The experience was initially deemed “a bit strange” by a Birmingham City fan (Male, 36–45), but there were also clearly perceived benefits, as he saw it: “No segregation, lots of families watching, loads of kids running around, and the players are more friendly towards the fans, signing autographs and having photos, etc. The Women’s Super League are putting a lot of effort into creating a ‘match experience’. “

A strong sub-theme around these sorts of positive views on women’s football in 2015 was a wider comparison often drawn between England’s women international players and their elite male equivalents. Elite women players were argued to play more respectfully, and with more enjoyment, compared to highly-rewarded, elite male players, whose conduct on the field was often criticized. “There is a general sense of respect and humility for the England ladies’ internationals”, argued a male Stoke City fan (22–25). “The fact that they get paid a living wage, if they’re lucky, to do what every sportsperson wants to do (compete in their chosen sport for a living) as opposed to their male counterparts who get paid extortionate amounts of money for, oftentimes, achieving much, much less.”

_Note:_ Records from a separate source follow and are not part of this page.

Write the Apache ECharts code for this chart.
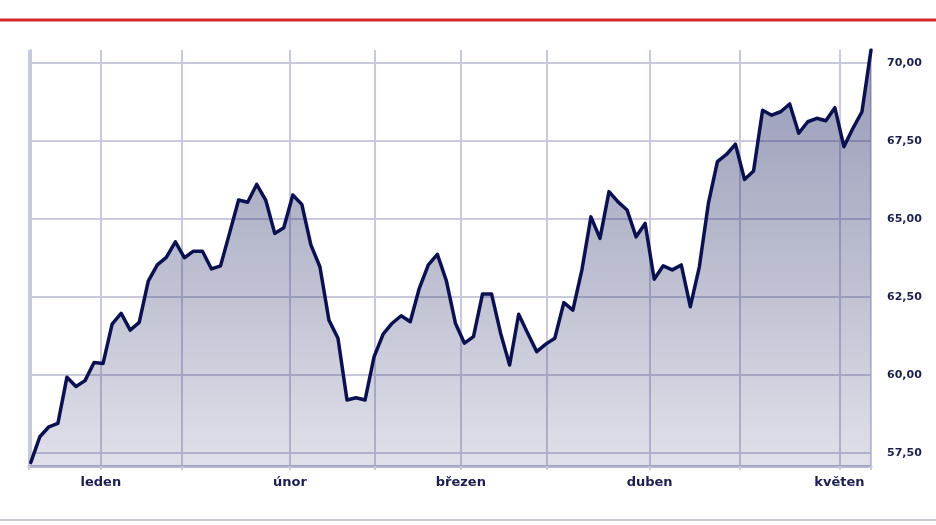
<!DOCTYPE html>
<html>
<head>
<meta charset="utf-8">
<script src="https://cdn.jsdelivr.net/npm/echarts@6/dist/echarts.min.js"></script>
<style>
  html, body { margin: 0; padding: 0; background: #ffffff; }
  #chart { width: 936px; height: 525px; }
</style>
</head>
<body>
<div id="chart"></div>
<script>
// Daily closing values (trading days, index 0..93)
const values = [
  57.20, 58.02, 58.34, 58.45, 59.93, 59.63, 59.82, 60.40, 60.37, 61.63,
  61.98, 61.44, 61.69, 63.01, 63.53, 63.77, 64.27, 63.76, 63.97, 63.97,
  63.40, 63.50, 64.55, 65.61, 65.54, 66.11, 65.61, 64.54, 64.72, 65.77,
  65.47, 64.17, 63.47, 61.76, 61.18, 59.20, 59.27, 59.20, 60.59, 61.31,
  61.66, 61.90, 61.71, 62.78, 63.53, 63.87, 63.02, 61.66, 61.02, 61.23,
  62.60, 62.60, 61.34, 60.32, 61.95, 61.34, 60.75, 60.99, 61.18, 62.32,
  62.08, 63.37, 65.07, 64.38, 65.88, 65.55, 65.29, 64.43, 64.86, 63.07,
  63.50, 63.37, 63.53, 62.19, 63.47, 65.50, 66.84, 67.07, 67.40, 66.27,
  66.54, 68.49, 68.33, 68.44, 68.69, 67.75, 68.12, 68.23, 68.15, 68.57,
  67.32, 67.91, 68.44, 70.42
];
// Vertical grid line positions (in trading-day index units)
const gridPositions = [-0.2, 7.75, 16.72, 28.68, 38.1, 47.6, 57.1, 68.5, 78.5, 89.5, 93];
// Month labels and their positions
const monthLabels = ['leden', 'únor', 'březen', 'duben', 'květen'];
const monthPositions = [7.75, 28.68, 47.6, 68.5, 89.5];
// Y axis tick values
const yTicks = [57.5, 60, 62.5, 65, 67.5, 70];

const seriesData = values.map((v, i) => [i, v]);

const gridColor = '#c9c9dd';
const textColor = '#1b1f4f';

const chart = echarts.init(document.getElementById('chart'), null, { renderer: 'canvas' });
chart.setOption({
  animation: false,
  backgroundColor: '#ffffff',
  grid: { left: 29, right: 65, top: 50, bottom: 59, containLabel: false },
  xAxis: {
    type: 'value',
    min: -0.2,
    max: 93,
    axisLine: { show: true, lineStyle: { color: '#b3b5cb', width: 3 } },
    axisTick: {
      show: true,
      customValues: gridPositions,
      length: 4,
      lineStyle: { color: gridColor, width: 2 }
    },
    splitLine: { show: true, lineStyle: { color: gridColor, width: 2 } },
    axisLabel: {
      customValues: monthPositions,
      formatter: function (val) {
        let best = 0, bd = Infinity;
        monthPositions.forEach((p, k) => { const d = Math.abs(p - val); if (d < bd) { bd = d; best = k; } });
        return monthLabels[best];
      },
      color: textColor,
      fontFamily: 'DejaVu Sans',
      fontWeight: 'bold',
      fontSize: 13,
      margin: 10
    }
  },
  yAxis: {
    type: 'value',
    position: 'right',
    min: 57.083,
    max: 70.42,
    axisLine: { show: true, lineStyle: { color: gridColor, width: 2 } },
    axisTick: {
      show: true,
      customValues: yTicks,
      length: 4,
      lineStyle: { color: gridColor, width: 2 }
    },
    splitLine: { show: true, lineStyle: { color: gridColor, width: 2 } },
    axisLabel: {
      customValues: yTicks,
      formatter: function (val) { return val.toFixed(2).replace('.', ','); },
      color: textColor,
      fontFamily: 'DejaVu Sans',
      fontWeight: 'bold',
      fontSize: 11,
      margin: 16
    }
  },
  series: [{
    type: 'line',
    data: seriesData,
    showSymbol: false,
    symbol: 'none',
    smooth: false,
    lineStyle: { color: '#0b1150', width: 3.5, join: 'round', cap: 'round' },
    areaStyle: {
      color: new echarts.graphic.LinearGradient(0, 0, 0, 1, [
        { offset: 0, color: 'rgba(26,34,96,0.66)' },
        { offset: 1, color: 'rgba(26,34,96,0.2)' }
      ])
    },
    z: 3
  }],
  graphic: [
    { type: 'rect', left: 0, top: 18.5, shape: { width: 936, height: 3 }, style: { fill: '#d6262c' }, silent: true },
    { type: 'rect', left: 0, top: 519, shape: { width: 936, height: 2 }, style: { fill: '#c6c6ce' }, silent: true }
  ]
});
</script>
</body>
</html>
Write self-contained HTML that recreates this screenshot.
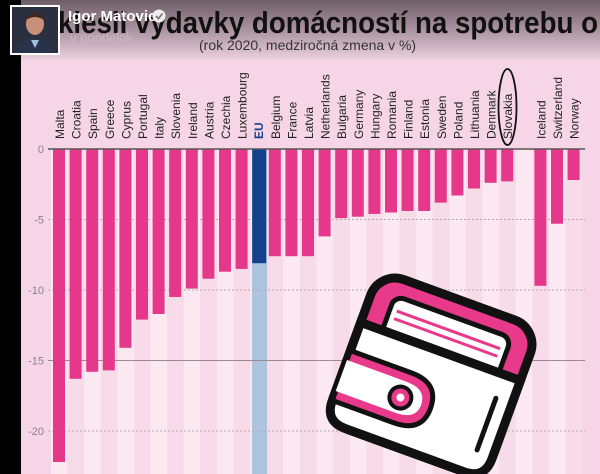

England's women are on the charge

England’s women are on the charge credit: Stuart Roy Clarke: Homes of Football

Elite women’s football is much better resourced in England today and it is also consciously promoted by the FA as a ‘cleaner’, more wholesome, version of the sport. For some of our respondents in 2015, this approach was already reflected in wider aspects of the women’s game: As one male fan put it: “One of the main things I have noticed in the woman’s game is the lack of diving and the higher level of respect and sportsmanship. This is even evident in the junior football I watch where the girls are lot more respectful to the ref and other players than in the boys’ junior game” (36–45, Liverpool).  Are women and girls simply more co-operative and mutually supportive in their sporting practices than men?

Where next?

We will need to monitor closely the wider impact of the 2022 Euros to examine what, if anything, has really changed over the past seven years. As the women’s game becomes more competitive and more professionalised, and as top women players start to earn higher salaries, perhaps some of the negatives in the men’s game identified above will start to show more in women’s football too?  There were certainly signs in German versus France, for example, of more conscious attempts by women players professionally to try to ‘game’ the referee.  There were also obvious signs at Wembley that England’s women players had mastered the dark arts of time-wasting as the final whistle approached.  One could also read these responses, of course, as a signal that elite women’s football is now serious business, not simply a romantic alternative to the cynicism of the men’s game.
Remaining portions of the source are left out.